Belowground microbial solutions to aboveground plant problems
Researchers from the Max Planck Institute for Plant Breeding Research (MPIPZ) have discovered that signalling occurring from the response of plant leaves to light, and plant roots to microbes, is integrated along a microbiota-root-shoot axis to boost plant growth when light conditions are suboptimal.
Land plants – plants that live primarily in terrestrial habitats and form vegetation on earth – are anchored to the ground through their roots, and their performance depends on both the belowground soil conditions and the aboveground climate. Plants utilise sunlight to grow through the process of photosynthesis where light energy is converted to chemical energy in chloroplasts, the powerhouses of plant cells. Therefore, the amount and quality of light perceived by chloroplasts through light absorbing pigments, such as chlorophyll, is a defining factor in plant growth and health. A substantial amount of the chemical compounds produced during the conversion of light energy to chemical energy, termed photoassimilates (mainly sugars), is translocated to the plant root compartment and invested in the surrounding soil to sustain microbial growth. Consequently, roots harbour complex microbial communities of bacteria and filamentous eukaryotes (i.e., fungi and oomycetes), and the composition of these communities profoundly influences plant performance. However, the extent to which plants can take advantage of belowground microbes to orchestrate aboveground stress responses remains largely unexplored. Now, in a new study published in Nature Plants, Stéphane Hacquard and his colleagues from the Department of Plant-Microbe Interactions at the MPIPZ in Cologne, Germany, shed light on these aboveground-belowground connections.
To tackle this question, the first author of the study Shiji Hou performed experiments where the aboveground light conditions and the belowground microbial conditions could be controlled. By comparing the growth of Arabidopsis thaliana (Thale Cress) grown in the absence of root microbes (i.e., germ-free) to those colonized by a complex community of 183 bacteria, 24 fungi and 7 oomycetes, the researchers observed that the presence of microbes rescued the plant growth-deficiency observed under low light conditions. Inoculation experiments with leaf pathogens further indicated that plants colonized by microbes were also more resistant to aboveground leaf pathogens than germ-free control plants, indicating that the presence of root microbes can promote both plant growth and defence under low light.

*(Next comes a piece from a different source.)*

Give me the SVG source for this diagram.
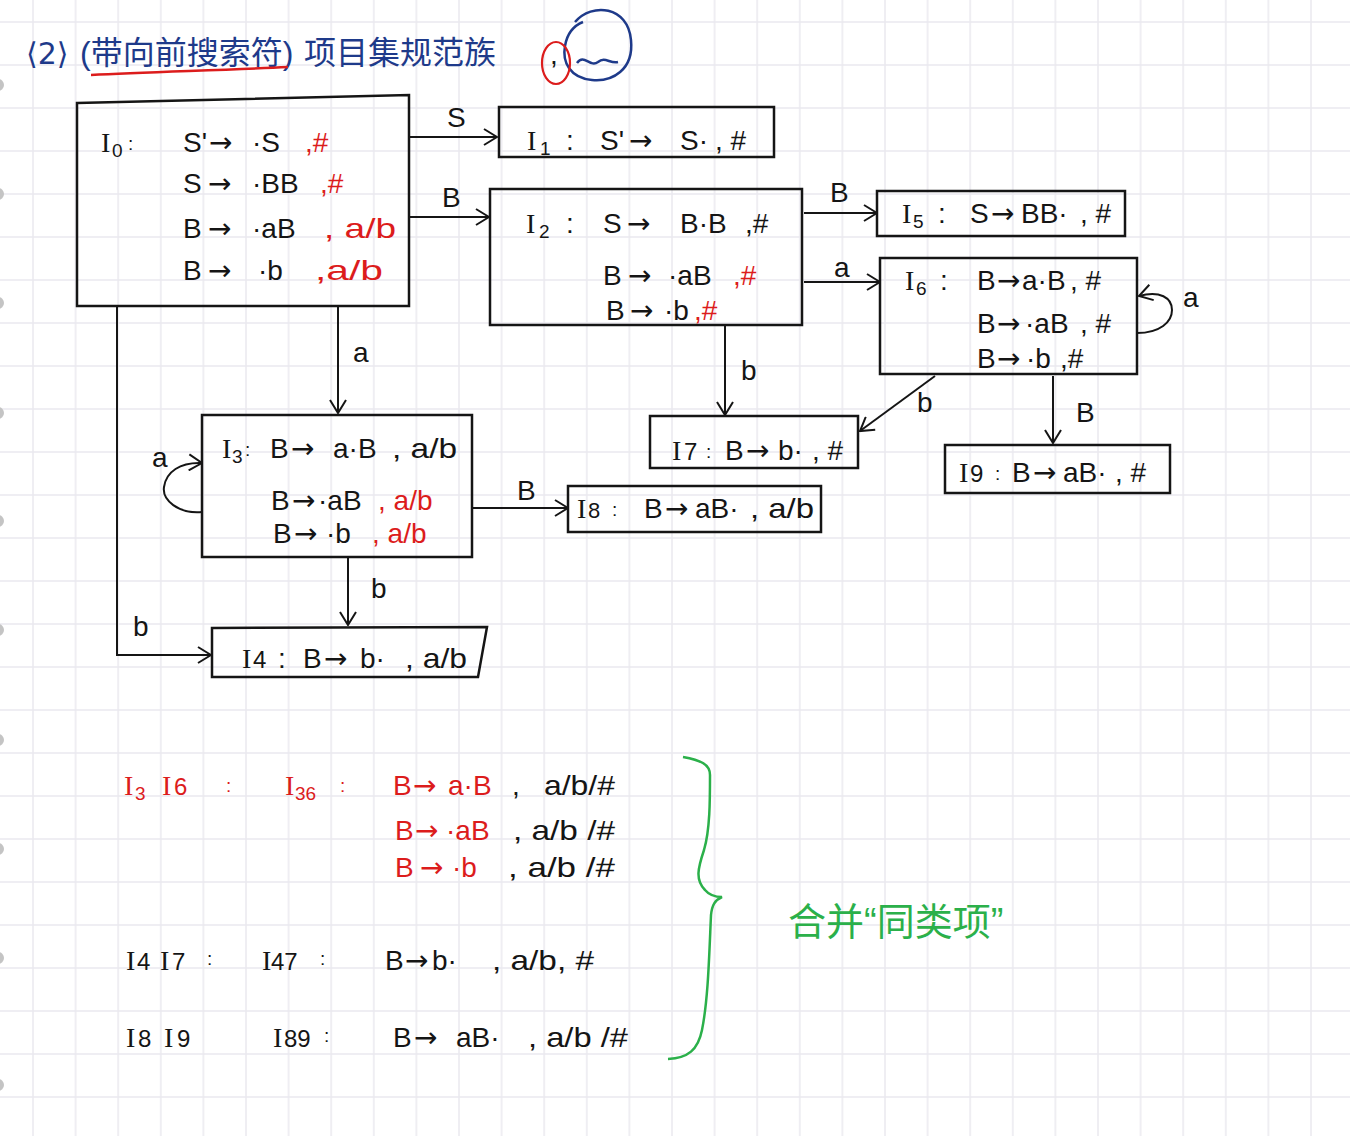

By comparing growth and defence responses of colonized plants between the two light conditions, the scientists observed that investment in growth under low light conditions came at the cost of defence, since microbiota-induced defence responses were reduced and plants were more susceptible to leaf pathogens under low light. Based on this observation, the authors of the study then hypothesized that when light conditions are suboptimal, plants favour microbe-induced growth over microbe-induced defence responses. To test this hypothesis, the researchers screened different A. thaliana mutants to identify those that failed to invest in growth under low light. Consistent with their hypothesis, the identified mutants were better at resisting leaf pathogens instead. Furthermore, the scientists found that the presence of the host transcription factor MYC2 was crucial to tip the balance in favour of microbiota-induced growth instead of microbiota-induced defence under low light conditions.

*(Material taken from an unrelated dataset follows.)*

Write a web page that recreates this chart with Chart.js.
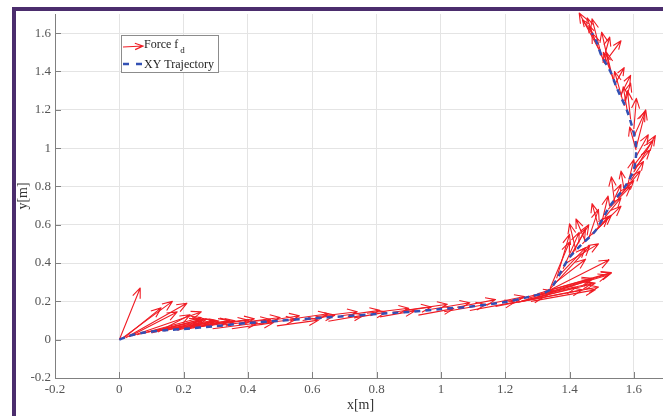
<!DOCTYPE html>
<html>
<head>
<meta charset="utf-8">
<script src="https://cdn.jsdelivr.net/npm/chart.js@4.4.0/dist/chart.umd.min.js"></script>
<style>
  html, body { margin: 0; padding: 0; background: #fff; overflow: hidden; width: 663px; height: 416px; }
  #wrap { position: relative; width: 663px; height: 416px; overflow: hidden; background: #fff; }
  #c { position: absolute; left: 0; top: 0; }
  #frame { position: absolute; left: 12px; top: 7px; width: 800px; height: 600px;
           border-left: 4px solid #4b2d6d; border-top: 4px solid #4b2d6d; pointer-events: none; }
</style>
</head>
<body>
<div id="wrap">
  <canvas id="c" width="680" height="416"></canvas>
  <div id="frame"></div>
</div>
<script>
// Reference XY trajectory of the end effector [m]
const trajX = [0, 0.03, 0.08, 0.15, 0.2, 0.3, 0.4, 0.5, 0.6, 0.7, 0.8, 0.9, 1.0, 1.1, 1.2, 1.27, 1.333,
               1.355, 1.396, 1.433, 1.48, 1.526, 1.573, 1.60, 1.607, 1.604, 1.58, 1.548, 1.527, 1.50, 1.485, 1.47];
const trajY = [0, 0.02, 0.038, 0.05, 0.056, 0.071, 0.087, 0.099, 0.111, 0.122, 0.134, 0.145, 0.160, 0.174, 0.197, 0.222, 0.254,
               0.30, 0.42, 0.49, 0.567, 0.698, 0.80, 0.89, 0.97, 1.048, 1.19, 1.31, 1.40, 1.48, 1.55, 1.60];

// Force f_d arrows: base point (arrowX, arrowY) and components (arrowU, arrowV)
const arrowX = [
  0.000, 0.005, 0.012, 0.020, 0.030, 0.040, 0.055, 0.070, 0.090, 0.110, 0.130, 0.150, 0.175, 0.200, 0.230,
  0.100, 0.120, 0.140, 0.180, 0.210,
  0.26, 0.29, 0.32, 0.35, 0.38, 0.41, 0.45, 0.49, 0.53, 0.57, 0.61, 0.65, 0.69, 0.73, 0.77, 0.81, 0.85, 0.89,
  0.93, 0.97, 1.01, 1.05, 1.09, 1.13, 1.17, 1.21, 1.25,
  1.27, 1.30, 1.26, 1.31, 1.333, 1.333, 1.34, 1.28, 1.29, 1.22, 1.24, 1.30, 1.32, 1.35,
  1.36, 1.38, 1.40, 1.42, 1.44, 1.46, 1.48, 1.50, 1.52, 1.54, 1.56, 1.58, 1.60, 1.60, 1.605, 1.607,
  1.37, 1.39, 1.41, 1.45, 1.47, 1.49, 1.51, 1.53, 1.55, 1.57, 1.59, 1.60,
  1.607, 1.600, 1.59, 1.58, 1.565, 1.548, 1.535, 1.527, 1.51, 1.50, 1.49, 1.48, 1.47, 1.56, 1.52,
  1.60, 1.57, 1.54, 1.505, 1.475
];
const arrowY = [
  0.000, 0.003, 0.006, 0.010, 0.015, 0.020, 0.026, 0.032, 0.040, 0.045, 0.048, 0.052, 0.055, 0.058, 0.062,
  0.035, 0.040, 0.045, 0.050, 0.055,
  0.074, 0.057, 0.077, 0.057, 0.090, 0.079, 0.095, 0.072, 0.107, 0.100, 0.120, 0.096, 0.125, 0.114, 0.138, 0.119, 0.143, 0.153,
  0.128, 0.159, 0.146, 0.169, 0.152, 0.180, 0.173, 0.200, 0.202,
  0.215, 0.228, 0.205, 0.235, 0.254, 0.254, 0.270, 0.200, 0.215, 0.190, 0.195, 0.240, 0.250, 0.290,
  0.32, 0.37, 0.43, 0.465, 0.50, 0.53, 0.567, 0.61, 0.68, 0.72, 0.76, 0.80, 0.875, 0.89, 0.95, 0.99,
  0.34, 0.40, 0.45, 0.51, 0.55, 0.59, 0.64, 0.70, 0.74, 0.78, 0.83, 0.91,
  1.00, 1.10, 1.15, 1.19, 1.25, 1.31, 1.36, 1.40, 1.44, 1.48, 1.52, 1.56, 1.60, 1.28, 1.47,
  1.06, 1.22, 1.33, 1.46, 1.58
];
const arrowU = [
  0.065, 0.160, 0.118, 0.190, 0.150, 0.215, 0.200, 0.190, 0.170, 0.180, 0.170, 0.160, 0.170, 0.160, 0.170,
  0.150, 0.100, 0.130, 0.120, 0.130,
  0.16, 0.14, 0.15, 0.13, 0.12, 0.14, 0.11, 0.13, 0.12, 0.10, 0.13, 0.11, 0.12, 0.10, 0.13, 0.11, 0.12, 0.13,
  0.11, 0.12, 0.13, 0.12, 0.14, 0.13, 0.15, 0.14, 0.17,
  0.26, 0.22, 0.22, 0.16, 0.19, 0.13, 0.06, 0.20, 0.18, 0.22, 0.25, 0.17, 0.21, 0.10,
  0.04, 0.05, 0.06, -0.02, 0.08, 0.03, 0.08, 0.02, 0.07, -0.01, 0.06, 0.02, 0.067, 0.05, 0.04, -0.02,
  0.08, 0.10, 0.04, -0.03, 0.06, -0.02, 0.05, 0.03, 0.05, -0.01, 0.04, 0.06,
  0.03, 0.008, -0.01, -0.013, -0.025, -0.043, -0.02, -0.027, -0.04, -0.03, -0.06, -0.02, -0.03, 0.03, 0.04,
  0.035, 0.02, 0.03, 0.02, -0.02
];
const arrowV = [
  0.270, 0.197, 0.160, 0.180, 0.130, 0.125, 0.090, 0.075, 0.060, 0.055, 0.050, 0.045, 0.045, 0.040, 0.040,
  0.070, 0.090, 0.060, 0.050, 0.045,
  0.035, 0.030, 0.028, 0.032, 0.026, 0.028, 0.030, 0.030, 0.028, 0.028, 0.026, 0.032, 0.028, 0.030, 0.026, 0.032, 0.028, 0.032,
  0.034, 0.034, 0.038, 0.040, 0.044, 0.045, 0.050, 0.055, 0.070,
  0.133, 0.110, 0.090, 0.060, 0.162, 0.236, 0.240, 0.060, 0.100, 0.070, 0.080, 0.080, 0.100, 0.130,
  0.23, 0.19, 0.17, 0.14, 0.14, 0.15, 0.13, 0.14, 0.12, 0.13, 0.12, 0.14, 0.19, 0.10, 0.12, 0.12,
  0.14, 0.10, 0.13, 0.12, 0.10, 0.12, 0.10, 0.11, 0.09, 0.10, 0.10, 0.13,
  0.20, 0.16, 0.15, 0.13, 0.15, 0.19, 0.14, 0.205, 0.16, 0.195, 0.185, 0.08, 0.07, 0.10, 0.09,
  0.13, 0.12, 0.09, 0.12, 0.10
];

// Axis ticks
const xTicks = [-0.2, 0, 0.2, 0.4, 0.6, 0.8, 1, 1.2, 1.4, 1.6];
const yTicks = [-0.2, 0, 0.2, 0.4, 0.6, 0.8, 1, 1.2, 1.4, 1.6];

const RED = 'rgb(240,28,36)';
const BLUE = 'rgb(50,80,180)';
const AXIS = '#808080';
const SERIF = "'Liberation Serif', 'Times New Roman', serif";

function drawArrow(ctx, x0, y0, x1, y1) {
  const dx = x1 - x0, dy = y1 - y0, len = Math.hypot(dx, dy);
  if (len < 0.5) return;
  const ux = dx / len, uy = dy / len;
  const h = Math.min(10, 0.25 * len + 3), w = h * 0.4;
  ctx.beginPath();
  ctx.moveTo(x0, y0); ctx.lineTo(x1, y1);
  ctx.moveTo(x1 - h * ux - w * uy, y1 - h * uy + w * ux);
  ctx.lineTo(x1, y1);
  ctx.lineTo(x1 - h * ux + w * uy, y1 - h * uy - w * ux);
  ctx.stroke();
}

// Quiver arrows, drawn beneath the trajectory line
const quiverPlugin = {
  id: 'quiver',
  beforeDatasetsDraw(chart) {
    const { ctx, scales: { x, y } } = chart;
    ctx.save();
    ctx.strokeStyle = RED;
    ctx.lineWidth = 1.1;
    ctx.lineJoin = 'round';
    for (let i = 0; i < arrowX.length; i++) {
      drawArrow(ctx,
        x.getPixelForValue(arrowX[i]), y.getPixelForValue(arrowY[i]),
        x.getPixelForValue(arrowX[i] + arrowU[i]), y.getPixelForValue(arrowY[i] + arrowV[i]));
    }
    ctx.restore();
  }
};

// Inward tick marks on the left and bottom axes, plus the legend box
const axesPlugin = {
  id: 'axesDecor',
  afterDraw(chart) {
    const { ctx, chartArea: a, scales: { x, y } } = chart;
    ctx.save();
    ctx.strokeStyle = AXIS;
    ctx.lineWidth = 1;
    ctx.beginPath();
    xTicks.forEach(v => { const p = Math.round(x.getPixelForValue(v)) + 0.5; ctx.moveTo(p, a.bottom); ctx.lineTo(p, a.bottom - 6); });
    yTicks.forEach(v => { const p = Math.round(y.getPixelForValue(v)) + 0.5; ctx.moveTo(a.left, p); ctx.lineTo(a.left + 6, p); });
    ctx.stroke();

    // legend
    const lx = a.left + 66, ly = a.top + 21, lw = 97, lh = 37;
    ctx.fillStyle = '#fff';
    ctx.fillRect(lx, ly, lw, lh);
    ctx.strokeStyle = '#8c8c8c';
    ctx.strokeRect(lx + 0.5, ly + 0.5, lw, lh);

    ctx.strokeStyle = RED; ctx.lineWidth = 1.2;
    drawArrow(ctx, lx + 2, ly + 12, lx + 22, ly + 11);

    ctx.strokeStyle = BLUE; ctx.lineWidth = 2.5;
    ctx.setLineDash([6, 7]);
    ctx.beginPath(); ctx.moveTo(lx + 2, ly + 29); ctx.lineTo(lx + 22, ly + 29); ctx.stroke();
    ctx.setLineDash([]);

    ctx.fillStyle = '#222';
    ctx.textBaseline = 'alphabetic';
    ctx.font = '12px ' + SERIF;
    ctx.fillText('Force f', lx + 23, ly + 13);
    const fw = ctx.measureText('Force f').width;
    ctx.font = '9px ' + SERIF;
    ctx.fillText('d', lx + 25 + fw, ly + 18);
    ctx.font = '12px ' + SERIF;
    ctx.fillText('XY Trajectory', lx + 23, ly + 33);
    ctx.restore();
  }
};

const fmt = v => String(Math.round(v * 10) / 10);

new Chart(document.getElementById('c'), {
  type: 'scatter',
  data: {
    datasets: [{
      label: 'XY Trajectory',
      data: trajX.map((v, i) => ({ x: v, y: trajY[i] })),
      showLine: true,
      borderColor: BLUE,
      borderWidth: 2.5,
      borderDash: [6, 5],
      pointRadius: 0,
      tension: 0.3,
      fill: false
    }]
  },
  options: {
    responsive: false,
    devicePixelRatio: 1,
    animation: false,
    layout: { padding: { top: 14, right: 14, left: 0, bottom: 0 } },
    plugins: { legend: { display: false }, tooltip: { enabled: false } },
    scales: {
      x: {
        type: 'linear', min: -0.2, max: 1.7,
        afterBuildTicks: s => { s.ticks = xTicks.map(v => ({ value: v })); },
        afterFit: s => { s.height = 38; },
        ticks: { color: '#555', font: { family: SERIF, size: 13 }, padding: 4, callback: fmt, maxRotation: 0, autoSkip: false },
        grid: { color: '#e4e4e4', lineWidth: 1, drawTicks: false },
        border: { color: AXIS, width: 1 },
        title: { display: true, text: 'x[m]', color: '#333', font: { family: SERIF, size: 14 }, padding: { top: 0, bottom: 2 } }
      },
      y: {
        type: 'linear', min: -0.2, max: 1.7,
        afterBuildTicks: s => { s.ticks = yTicks.map(v => ({ value: v })); },
        afterFit: s => { s.width = 55; },
        ticks: { color: '#555', font: { family: SERIF, size: 13 }, padding: 4, callback: fmt, autoSkip: false },
        grid: { color: '#e4e4e4', lineWidth: 1, drawTicks: false },
        border: { color: AXIS, width: 1 },
        title: { display: true, text: 'y[m]', color: '#333', font: { family: SERIF, size: 14 }, padding: { top: 15, bottom: 0 } }
      }
    }
  },
  plugins: [quiverPlugin, axesPlugin]
});
</script>
</body>
</html>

The researchers then went on to investigate whether the make-up of the microbial community belowground could explain aboveground investment in growth at the expense of defence under low light. To do this, they analysed the composition of the root microbiota across the different A. thaliana mutants and observed that the bacterial community composition was markedly different depending on whether the different plants invested in growth under low light. This experiment led to the identification of 67 bacterial strains that were predicted to be associated with plant growth rescue under low light. To test a potential causal link, the researchers prepared three different bacterial communities composed of either: 1) all 183 strains, 2) the 183 strains lacking the 67 strains predicted to be important for growth rescue or 3) the 67 strains alone. Remarkably, A. thaliana wild-type plants colonized with the 67-member community invested in growth under low light, whereas those colonized by the community lacking these bacterial strains did not, instead favouring better resistance to leaf infection by pathogens.

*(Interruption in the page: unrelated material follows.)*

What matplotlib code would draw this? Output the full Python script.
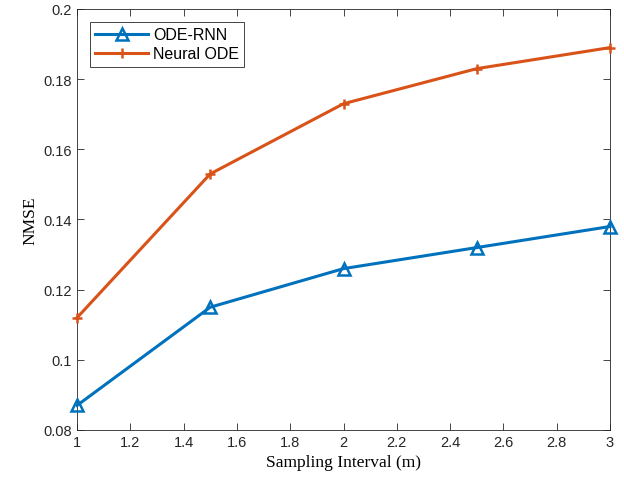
import matplotlib
matplotlib.use("Agg")
import matplotlib.pyplot as plt

interval = [1, 1.5, 2, 2.5, 3]
ode_rnn = [0.087, 0.115, 0.126, 0.132, 0.138]
neural_ode = [0.112, 0.153, 0.173, 0.183, 0.189]

plt.rcParams['font.family'] = 'Liberation Sans'

fig = plt.figure(figsize=(6.24, 4.85), dpi=100)
ax = fig.add_axes([77 / 624, 1 - 431 / 485, (610 - 77) / 624, (431 - 10) / 485])

ax.plot(interval, ode_rnn, color='#0072BD', lw=2.2, marker='^', ms=9,
        mfc='none', mew=1.8, label='ODE-RNN', clip_on=False, zorder=3)
ax.plot(interval, neural_ode, color='#D95319', lw=2.2, marker='+', ms=7,
        mew=1.8, label='Neural ODE', clip_on=False, zorder=3)

ax.set_xlim(1, 3)
ax.set_ylim(0.08, 0.2)
ax.set_xticks([1, 1.2, 1.4, 1.6, 1.8, 2, 2.2, 2.4, 2.6, 2.8, 3])
ax.set_xticklabels(['1', '1.2', '1.4', '1.6', '1.8', '2', '2.2', '2.4', '2.6', '2.8', '3'])
ax.set_yticks([0.08, 0.1, 0.12, 0.14, 0.16, 0.18, 0.2])
ax.set_yticklabels(['0.08', '0.1', '0.12', '0.14', '0.16', '0.18', '0.2'])
ax.tick_params(direction='in', top=True, right=True, labelsize=10.5,
               colors='#262626', length=5, width=0.6)
for s in ax.spines.values():
    s.set_color('#262626')
    s.set_linewidth(0.6)

ax.set_xlabel('Sampling Interval (m)', family='Liberation Serif', fontsize=12.5)
ax.set_ylabel('NMSE', family='Liberation Serif', fontsize=12.5)

leg = ax.legend(loc='upper left', fontsize=11.5, fancybox=False, framealpha=1,
                edgecolor='#262626', handlelength=3.3, borderaxespad=0.8,
                labelspacing=0.25, handletextpad=0.3, borderpad=0.35)
leg.get_frame().set_linewidth(0.6)

fig.savefig('out.png', dpi=100)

In the words of study lead Stéphane Hacquard: “Our results suggest that plant growth and defence responses are engaged in different feedback loops with the root microbiota depending on aboveground light conditions. It is likely that light-induced change in root exudation profiles is an important mechanism that stimulates the growth of particular beneficial bacterial root commensals that boost plant growth, in the expense of defence responses under low light”. The observation that microbiota-root-shoot-circuits exist in plants is reminiscent of recent results obtained in the context of the microbiota-gut-brain axis in animals, where a direct link between gut commensals and brain functions was uncovered. The results suggest that bacterial root and gut commensals have important functions in modulating stress responses not only locally, but also in distant host organs.
These findings have important applications for utilizing belowground microbes to promote aboveground stress responses in plants. By applying the knowledge gained in this study it would now be conceivable to design synthetic microbial communities with modular functions that could be used to promote plant resistance to particular biotic or abiotic stresses, and ultimately promote plant health in nature.